begin Extracted information

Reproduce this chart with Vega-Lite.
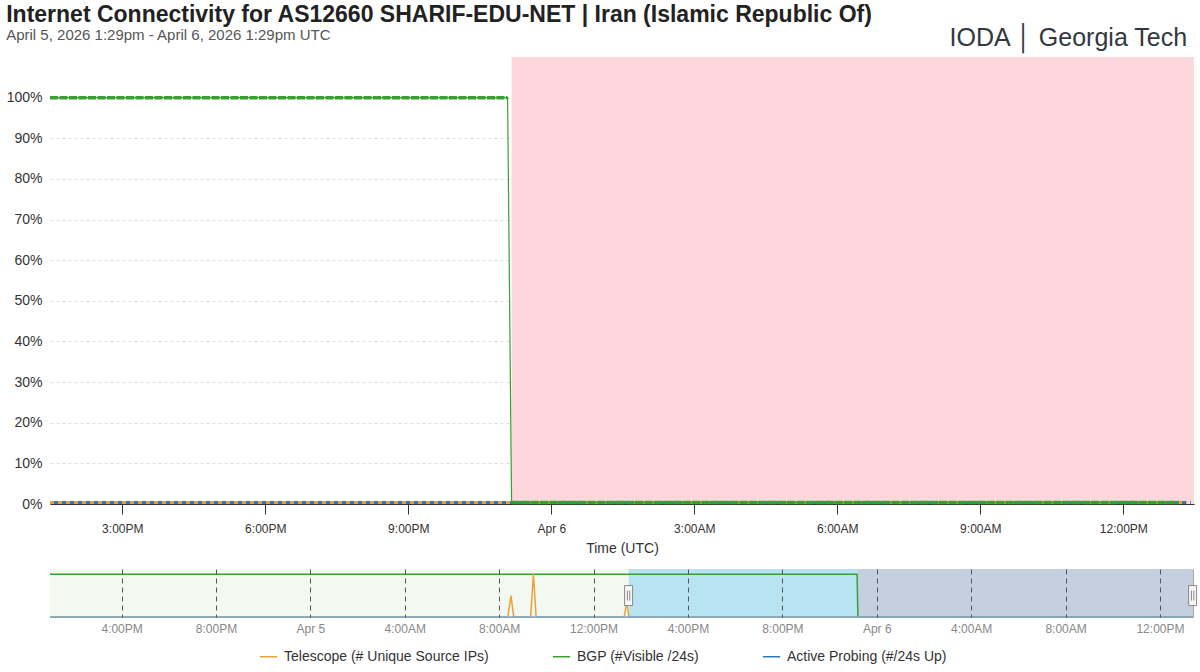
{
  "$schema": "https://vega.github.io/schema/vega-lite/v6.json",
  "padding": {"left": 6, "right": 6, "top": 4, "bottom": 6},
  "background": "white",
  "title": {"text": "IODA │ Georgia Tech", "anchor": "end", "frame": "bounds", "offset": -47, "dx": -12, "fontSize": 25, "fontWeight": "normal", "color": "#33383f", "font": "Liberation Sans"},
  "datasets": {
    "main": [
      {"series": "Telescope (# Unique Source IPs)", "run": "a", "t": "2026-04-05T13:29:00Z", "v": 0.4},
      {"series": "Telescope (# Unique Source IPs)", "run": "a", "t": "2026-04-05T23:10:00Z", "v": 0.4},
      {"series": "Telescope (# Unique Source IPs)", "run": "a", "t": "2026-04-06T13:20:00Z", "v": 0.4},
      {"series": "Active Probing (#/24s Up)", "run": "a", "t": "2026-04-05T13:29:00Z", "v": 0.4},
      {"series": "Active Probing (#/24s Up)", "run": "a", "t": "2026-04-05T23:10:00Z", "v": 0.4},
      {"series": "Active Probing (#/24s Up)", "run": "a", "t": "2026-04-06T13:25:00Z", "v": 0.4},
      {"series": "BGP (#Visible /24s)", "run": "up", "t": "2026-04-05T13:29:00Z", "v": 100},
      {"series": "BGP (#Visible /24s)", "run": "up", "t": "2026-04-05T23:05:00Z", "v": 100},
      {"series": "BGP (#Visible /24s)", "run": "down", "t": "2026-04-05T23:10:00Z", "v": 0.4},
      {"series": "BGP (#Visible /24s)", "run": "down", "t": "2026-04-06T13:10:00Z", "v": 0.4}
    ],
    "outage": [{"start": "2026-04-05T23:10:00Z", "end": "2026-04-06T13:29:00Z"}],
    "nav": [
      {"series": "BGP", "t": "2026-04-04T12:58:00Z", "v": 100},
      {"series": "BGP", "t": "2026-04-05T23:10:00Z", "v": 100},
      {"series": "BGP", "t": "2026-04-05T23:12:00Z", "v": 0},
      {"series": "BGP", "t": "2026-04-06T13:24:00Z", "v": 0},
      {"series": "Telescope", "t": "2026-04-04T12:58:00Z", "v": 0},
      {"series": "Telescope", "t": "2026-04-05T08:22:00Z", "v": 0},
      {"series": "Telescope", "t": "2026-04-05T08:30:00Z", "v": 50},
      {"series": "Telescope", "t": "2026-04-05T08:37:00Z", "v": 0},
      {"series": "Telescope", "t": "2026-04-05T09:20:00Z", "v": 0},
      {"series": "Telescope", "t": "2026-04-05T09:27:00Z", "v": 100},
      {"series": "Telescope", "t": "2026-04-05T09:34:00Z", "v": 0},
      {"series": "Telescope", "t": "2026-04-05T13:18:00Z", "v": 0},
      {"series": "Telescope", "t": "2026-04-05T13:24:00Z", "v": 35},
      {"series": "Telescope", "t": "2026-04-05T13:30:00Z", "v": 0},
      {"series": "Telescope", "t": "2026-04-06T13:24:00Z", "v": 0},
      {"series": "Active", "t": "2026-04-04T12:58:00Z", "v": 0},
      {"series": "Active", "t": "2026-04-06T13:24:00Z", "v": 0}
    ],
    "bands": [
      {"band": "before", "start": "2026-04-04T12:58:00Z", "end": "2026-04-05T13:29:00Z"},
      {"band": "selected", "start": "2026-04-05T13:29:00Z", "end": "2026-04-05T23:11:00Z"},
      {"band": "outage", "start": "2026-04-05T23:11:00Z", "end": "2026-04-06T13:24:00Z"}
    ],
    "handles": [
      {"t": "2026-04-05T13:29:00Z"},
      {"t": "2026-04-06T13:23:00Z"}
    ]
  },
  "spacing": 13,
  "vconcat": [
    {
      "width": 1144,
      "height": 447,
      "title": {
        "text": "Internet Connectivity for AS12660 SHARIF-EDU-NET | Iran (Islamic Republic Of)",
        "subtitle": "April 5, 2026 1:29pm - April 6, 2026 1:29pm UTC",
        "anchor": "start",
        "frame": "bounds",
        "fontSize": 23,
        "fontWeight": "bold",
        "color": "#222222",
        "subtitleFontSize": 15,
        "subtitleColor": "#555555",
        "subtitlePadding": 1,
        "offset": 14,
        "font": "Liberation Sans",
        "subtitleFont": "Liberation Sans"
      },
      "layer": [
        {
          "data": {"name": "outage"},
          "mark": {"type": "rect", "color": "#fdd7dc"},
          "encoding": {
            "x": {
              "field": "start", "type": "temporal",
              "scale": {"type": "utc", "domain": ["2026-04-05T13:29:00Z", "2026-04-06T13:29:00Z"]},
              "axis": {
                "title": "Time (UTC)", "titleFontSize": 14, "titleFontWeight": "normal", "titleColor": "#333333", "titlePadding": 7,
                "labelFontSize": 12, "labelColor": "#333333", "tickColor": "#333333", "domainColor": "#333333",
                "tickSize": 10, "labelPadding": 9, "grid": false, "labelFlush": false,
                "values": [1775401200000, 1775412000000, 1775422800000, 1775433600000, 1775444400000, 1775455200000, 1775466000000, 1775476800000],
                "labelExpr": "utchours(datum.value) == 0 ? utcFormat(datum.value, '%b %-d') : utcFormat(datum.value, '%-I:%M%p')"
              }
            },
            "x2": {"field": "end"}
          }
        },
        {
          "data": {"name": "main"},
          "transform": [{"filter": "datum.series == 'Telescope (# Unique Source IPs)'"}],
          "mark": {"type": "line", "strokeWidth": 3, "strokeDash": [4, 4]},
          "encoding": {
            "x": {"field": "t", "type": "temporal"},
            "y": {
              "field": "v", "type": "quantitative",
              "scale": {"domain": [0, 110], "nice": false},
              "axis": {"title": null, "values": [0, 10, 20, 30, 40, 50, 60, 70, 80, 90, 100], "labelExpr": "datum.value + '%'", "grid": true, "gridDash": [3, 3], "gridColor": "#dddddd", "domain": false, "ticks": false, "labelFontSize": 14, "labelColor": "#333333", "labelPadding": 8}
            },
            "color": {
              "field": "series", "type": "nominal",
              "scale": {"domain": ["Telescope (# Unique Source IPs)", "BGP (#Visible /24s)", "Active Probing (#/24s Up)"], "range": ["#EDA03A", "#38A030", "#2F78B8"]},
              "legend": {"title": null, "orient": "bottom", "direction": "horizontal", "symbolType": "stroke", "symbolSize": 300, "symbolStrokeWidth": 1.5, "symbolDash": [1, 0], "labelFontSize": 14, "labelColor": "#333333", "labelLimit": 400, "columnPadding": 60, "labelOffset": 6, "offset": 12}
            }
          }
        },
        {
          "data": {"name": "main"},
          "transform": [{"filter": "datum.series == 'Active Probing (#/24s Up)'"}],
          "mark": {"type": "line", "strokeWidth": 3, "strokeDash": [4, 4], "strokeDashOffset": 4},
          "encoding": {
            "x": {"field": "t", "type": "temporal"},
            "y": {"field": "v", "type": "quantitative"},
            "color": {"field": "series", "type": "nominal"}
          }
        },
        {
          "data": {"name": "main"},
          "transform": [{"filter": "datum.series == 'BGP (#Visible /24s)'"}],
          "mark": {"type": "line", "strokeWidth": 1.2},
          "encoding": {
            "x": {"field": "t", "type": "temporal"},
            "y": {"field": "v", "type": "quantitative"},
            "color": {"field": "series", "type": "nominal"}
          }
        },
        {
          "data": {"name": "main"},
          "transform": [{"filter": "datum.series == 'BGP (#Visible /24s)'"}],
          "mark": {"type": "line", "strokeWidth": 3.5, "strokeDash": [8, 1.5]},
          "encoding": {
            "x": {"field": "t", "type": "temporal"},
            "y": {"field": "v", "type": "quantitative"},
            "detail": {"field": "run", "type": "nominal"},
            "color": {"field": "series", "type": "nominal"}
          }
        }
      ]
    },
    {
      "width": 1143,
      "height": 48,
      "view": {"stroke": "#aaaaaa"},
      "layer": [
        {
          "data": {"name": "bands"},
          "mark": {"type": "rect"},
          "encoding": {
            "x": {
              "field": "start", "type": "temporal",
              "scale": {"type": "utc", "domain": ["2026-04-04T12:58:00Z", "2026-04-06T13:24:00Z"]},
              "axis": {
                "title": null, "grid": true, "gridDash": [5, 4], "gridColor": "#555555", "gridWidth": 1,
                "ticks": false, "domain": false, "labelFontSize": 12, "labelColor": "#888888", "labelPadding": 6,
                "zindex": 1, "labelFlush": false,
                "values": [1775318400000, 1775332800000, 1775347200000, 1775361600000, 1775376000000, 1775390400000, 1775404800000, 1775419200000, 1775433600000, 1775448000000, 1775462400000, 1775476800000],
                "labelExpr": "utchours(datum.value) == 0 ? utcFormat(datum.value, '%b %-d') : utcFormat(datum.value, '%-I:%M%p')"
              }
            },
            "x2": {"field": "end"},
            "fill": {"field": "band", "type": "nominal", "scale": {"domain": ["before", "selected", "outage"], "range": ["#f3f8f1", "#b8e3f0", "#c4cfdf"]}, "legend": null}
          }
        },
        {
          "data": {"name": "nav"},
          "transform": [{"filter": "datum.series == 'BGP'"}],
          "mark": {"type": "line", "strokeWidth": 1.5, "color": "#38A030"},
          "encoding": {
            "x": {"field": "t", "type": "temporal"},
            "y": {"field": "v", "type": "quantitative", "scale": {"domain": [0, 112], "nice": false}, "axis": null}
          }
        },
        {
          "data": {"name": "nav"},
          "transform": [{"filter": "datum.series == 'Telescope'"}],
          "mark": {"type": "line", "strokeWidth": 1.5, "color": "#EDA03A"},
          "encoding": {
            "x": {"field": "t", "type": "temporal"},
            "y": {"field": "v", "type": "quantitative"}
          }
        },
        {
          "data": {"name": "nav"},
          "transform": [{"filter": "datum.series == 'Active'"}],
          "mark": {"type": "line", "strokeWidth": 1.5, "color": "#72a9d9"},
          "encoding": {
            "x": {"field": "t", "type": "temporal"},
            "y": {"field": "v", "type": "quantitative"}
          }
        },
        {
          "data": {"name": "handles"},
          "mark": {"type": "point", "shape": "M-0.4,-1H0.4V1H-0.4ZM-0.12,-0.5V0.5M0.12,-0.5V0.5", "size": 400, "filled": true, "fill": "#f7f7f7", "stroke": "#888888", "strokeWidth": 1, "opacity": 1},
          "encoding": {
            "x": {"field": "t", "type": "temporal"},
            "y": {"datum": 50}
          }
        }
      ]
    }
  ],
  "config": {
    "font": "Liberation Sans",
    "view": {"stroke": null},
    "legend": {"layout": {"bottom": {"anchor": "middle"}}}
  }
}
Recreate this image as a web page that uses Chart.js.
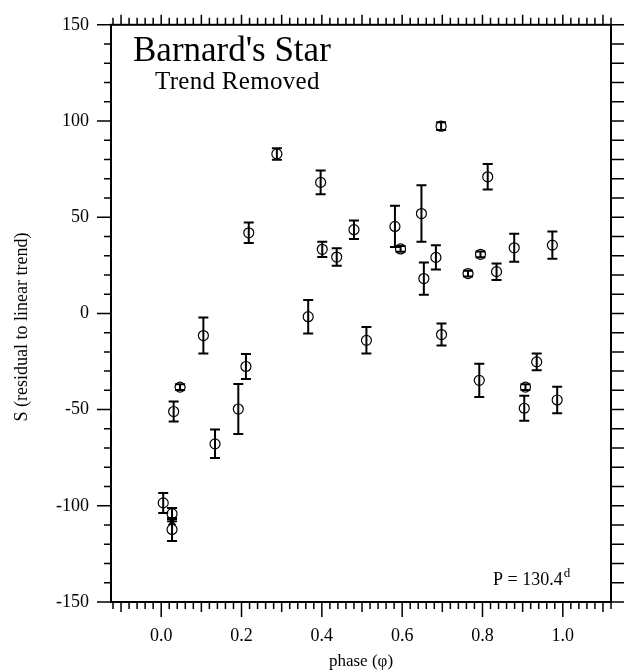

end Extracted information

◆ Aim: What is the number of lines holding the word "this"? State it alone.

◆ Response to the exercise: 2